Militants Attack Afghan Officials Mourning Slain Civilians
Militants in Afghanistan on Tuesday attacked a government delegation -- including two of President Hamid Karzai's brothers -- visiting the site where a U.S. soldier killed 16 civilians over the weekend, news reports said.
Several top security officials were also in the delegation in Panjwai in southern Afghanistan's Kandahar province, the BBC reported.
One Afghan soldier and three militants were killed, police said, and the delegation headed back to Kandahar.
The attack came as about 600 students in the eastern city of Jalalabad staged the first major protest in response to Sunday's shootings, raising worries of a repeat of the wave of violent demonstrations that rocked Afghanistan after what Americans said was the inadvertent burning of Qurans at a U.S. base.
The protesters in Jalalabad condemned the Kandahar attack, chanting, Death to America! Death to Obama!
On Tuesday, militants killed an Afghan soldier who was providing security for the delegation in the village of Balandi, said Gen. Abdul Razaq, police chief for Kandahar province. Another Afghan soldier and a military prosecutor were wounded, he said.
The gunfire erupted as the delegation was in a mosque for a memorial service for those killed Sunday.
One of the president's brothers, Qayum Karzai, said the attack didn't seem serious to him, according to the Associated Press.
We were giving them our condolences, then we heard two very, very light shots, he was quoted as saying. Then we assumed that it was the national army that started to fire in the air.
Qayum Karzai said the members of the delegation, which also included Kandahar Governor Tooryalai Wesa and Minister of Border and Tribal Affairs Asadullah Khalid, were safe and headed back to Kandahar city.
Before Tuesday's attack, the Taliban vowed to kill and behead those responsible for the civilian deaths in the two villages in Panjwai district, considered the birthplace of the militant group.
The American soldier said to have carried out Sunday's attacks is under arrest, according to U.S. officials, though they haven't released his name.

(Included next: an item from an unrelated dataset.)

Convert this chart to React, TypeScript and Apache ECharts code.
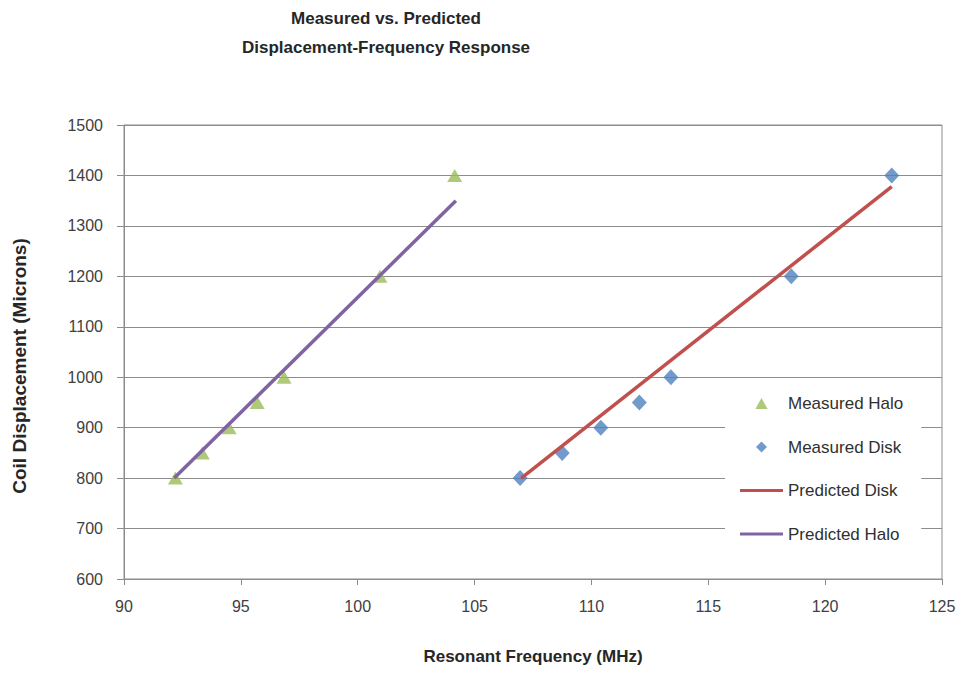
import React, { useEffect, useRef } from "react";
import * as echarts from "echarts";

const titleLines = ["Measured vs. Predicted", "Displacement-Frequency Response"];
const xAxisName = "Resonant Frequency (MHz)";
const yAxisName = "Coil Displacement (Microns)";

const measuredHaloFreq = [92.2, 93.35, 94.5, 95.7, 96.85, 100.95, 104.15];
const measuredHaloDisp = [800, 850, 900, 950, 1000, 1200, 1400];
const measuredDiskFreq = [106.95, 108.75, 110.4, 112.05, 113.4, 118.55, 122.85];
const measuredDiskDisp = [800, 850, 900, 950, 1000, 1200, 1400];
const predictedDiskFreq = [107.0, 122.85];
const predictedDiskDisp = [800, 1378];
const predictedHaloFreq = [92.15, 104.2];
const predictedHaloDisp = [800, 1350];

const seriesNames = ["Measured Halo", "Measured Disk", "Predicted Disk", "Predicted Halo"];

const zip = (xs: number[], ys: number[]) => xs.map((x, i) => [x, ys[i]]);

const FONT = "'Liberation Sans', Arial, sans-serif";
const LINE_ICON = "path://M0,0 L43,0 L43,3 L0,3 Z";

export default function App() {
  const ref = useRef<HTMLDivElement>(null);
  useEffect(() => {
    if (!ref.current) return;
    const chart = echarts.init(ref.current, null, { renderer: "svg" });
    chart.setOption({
      animation: false,
      backgroundColor: "#ffffff",
      textStyle: { fontFamily: FONT },
      title: {
        text: titleLines.join("\n"),
        left: 386,
        textAlign: "center",
        top: 4,
        padding: 0,
        textStyle: { fontSize: 17, fontWeight: "bold", color: "#262626", lineHeight: 29, fontFamily: FONT },
      },
      grid: {
        left: 124,
        right: 21,
        top: 125,
        bottom: 94,
        show: true,
        borderColor: "#8c8c8c",
        borderWidth: 1,
        backgroundColor: "transparent",
      },
      legend: {
        left: 725,
        top: 385,
        orient: "vertical",
        backgroundColor: "#ffffff",
        padding: [10, 18, 12, 15],
        itemWidth: 43,
        itemHeight: 11,
        itemGap: 26.5,
        textStyle: { fontSize: 17, color: "#303030", fontFamily: FONT, lineHeight: 16 },
        data: [
          { name: seriesNames[0], icon: "path://M5,0 L10,9 L0,9 Z" },
          { name: seriesNames[1], icon: "path://M5,0 L10,5 L5,10 L0,5 Z" },
          { name: seriesNames[2], icon: LINE_ICON, itemStyle: { color: "#c0504d" } },
          { name: seriesNames[3], icon: LINE_ICON, itemStyle: { color: "#8064a2" } },
        ],
      },
      xAxis: {
        type: "value",
        min: 90,
        max: 125,
        interval: 5,
        name: xAxisName,
        nameLocation: "middle",
        nameGap: 69,
        nameTextStyle: { fontSize: 17, fontWeight: "bold", color: "#262626", fontFamily: FONT },
        axisLine: { show: true, lineStyle: { color: "#8c8c8c", width: 1 } },
        axisTick: { show: true, inside: false, length: 6, lineStyle: { color: "#8c8c8c" } },
        axisLabel: { fontSize: 16, color: "#404040", margin: 19, fontFamily: FONT },
        splitLine: { show: false },
      },
      yAxis: {
        type: "value",
        min: 600,
        max: 1500,
        interval: 100,
        name: yAxisName,
        nameLocation: "middle",
        nameGap: 95,
        nameRotate: 90,
        nameTextStyle: {
          fontSize: 19,
          fontWeight: "bold",
          color: "#262626",
          fontFamily: FONT,
          padding: [0, 28, 0, 0],
        },
        axisLine: { show: true, lineStyle: { color: "#8c8c8c", width: 1 } },
        axisTick: { show: true, inside: false, length: 7, lineStyle: { color: "#8c8c8c" } },
        axisLabel: {
          fontSize: 16,
          color: "#404040",
          margin: 21,
          fontFamily: FONT,
          formatter: (v: number) => String(v),
        },
        splitLine: { show: true, lineStyle: { color: "#8c8c8c", width: 1 } },
      },
      series: [
        {
          name: seriesNames[0],
          type: "scatter",
          symbol: "triangle",
          symbolSize: [15, 13],
          itemStyle: { color: "#9bbb59" },
          data: zip(measuredHaloFreq, measuredHaloDisp),
          z: 3,
        },
        {
          name: seriesNames[1],
          type: "scatter",
          symbol: "diamond",
          symbolSize: [15, 16],
          itemStyle: { color: "#4f81bd" },
          data: zip(measuredDiskFreq, measuredDiskDisp),
          z: 3,
        },
        {
          name: seriesNames[2],
          type: "line",
          symbol: "none",
          lineStyle: { color: "#c0504d", width: 3.5 },
          itemStyle: { color: "#c0504d" },
          data: zip(predictedDiskFreq, predictedDiskDisp),
          z: 4,
        },
        {
          name: seriesNames[3],
          type: "line",
          symbol: "none",
          lineStyle: { color: "#8064a2", width: 3.5 },
          itemStyle: { color: "#8064a2" },
          data: zip(predictedHaloFreq, predictedHaloDisp),
          z: 4,
        },
      ],
    });
    return () => chart.dispose();
  }, []);
  return <div ref={ref} style={{ width: 963, height: 673, position: "absolute", left: 0, top: 0 }} />;
}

The 38-year-old Army staff sergeant is being held at an undisclosed location.
U.S. President Barack Obama has described Sunday's shooting as absolutely heartbreaking and tragic. But he said international forces must be withdrawn from Afghanistan in a responsible way, and would not rush for the exits, the BBC noted.
U.S. Defense Secretary Leon Panetta said Monday that the soldier in question could face the death penalty if found guilty.